December 30, 2006

El Mozote 25 years on


Some stories get stuck in your throat. There´s no good way to start them because they don´t make sense.

El Mozote is a small hill village in remote Morazan famous because the military massacred the whole town (primarily women and children) on Dec. 11, 1981. I go to see it with a couple of friends on Christmas day. Our guide is Maria de la Paz Chicas. Now 36, she was eleven at the time of the massacre. She had been away visiting the countryside that day. She lost six brothers and sisters and her parents.

Her story is told all matter-of-fact with one hand cradling her one-year old and the other on her pregnant belly. This is where the bombs fell, this is the well where nobody hid for fear of snakes, these are bullet holes made from aerial pot-shots. The church where children were shot (burned and replaced) , the hills where women were violated... The laundry list of atrocities rubs raw under a bright sky sky dotted with cloud puffs. Next to the crayola-colored murals there´s a rose garden where the children are buried. There´s chalky rubble where some ruins lay unexcavated--the relatives had no interest in digging up the past.

There´s something sinister about a beautiful day, when horrors have been about. We walk to Rio Sapo, where the sun is hot and families swim in t-shirts and shorts. We join them, relieved to be somewhere where life is thick.

The orginal story about El Mozote, written by Mark Danner for The New Yorker is at http://www.markdanner.com/newyorker/120693_The_Massacre.htm.
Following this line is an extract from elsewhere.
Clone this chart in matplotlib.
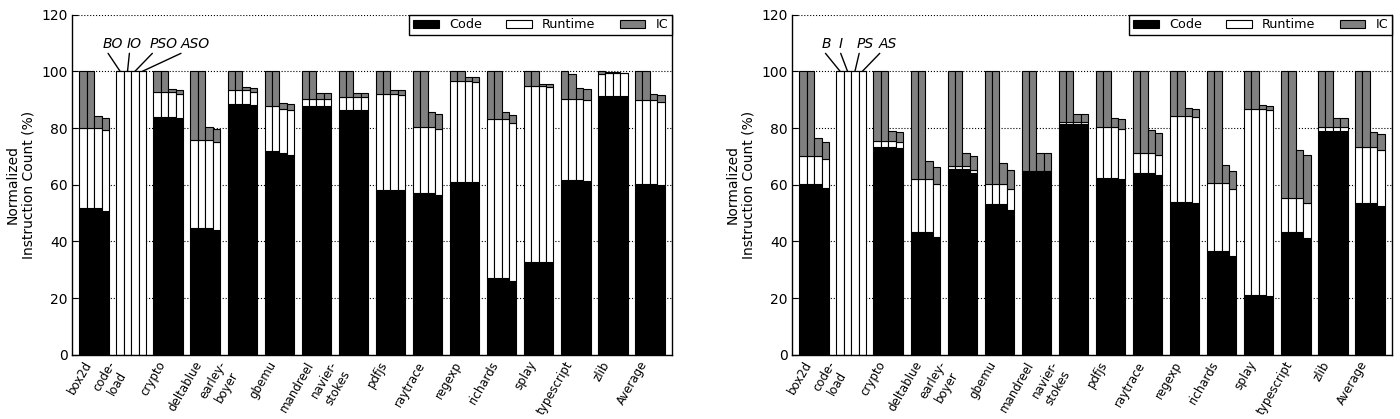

In Suchitoto there´s a restaurant called La Balanza. The owner is an ex-guerrilla, who put a sculpture of a scale above the entrance. One half holds the tip of a 500 lb. missle-head, the other a stack of tortillas. The misslehead weighs heavier, to say, the damage of the war cost us more than the hunger that started it.

2 comments:

Antonia Malchik said...

As Carolyn said, the sort of story that gets stuck in your throat. How do these things happen? It made me think of the Nanking Massacre, not to mention more recent atrocities like Rwanda and Darfur.

What switch gets flipped in people to make them turn bloodthirsty and savage, lashing out at neighbors or strangers as if they suddenly no longer understand what a human being is?

Hunger . . . greed . . . unfocused rage . . .

Unknown said...

Carolyn - came across your recent post on Morazan and didn't know what to say, but had to comment, somehow, so I wrote a brief post on my blog about my experiences there more than 15 years ago.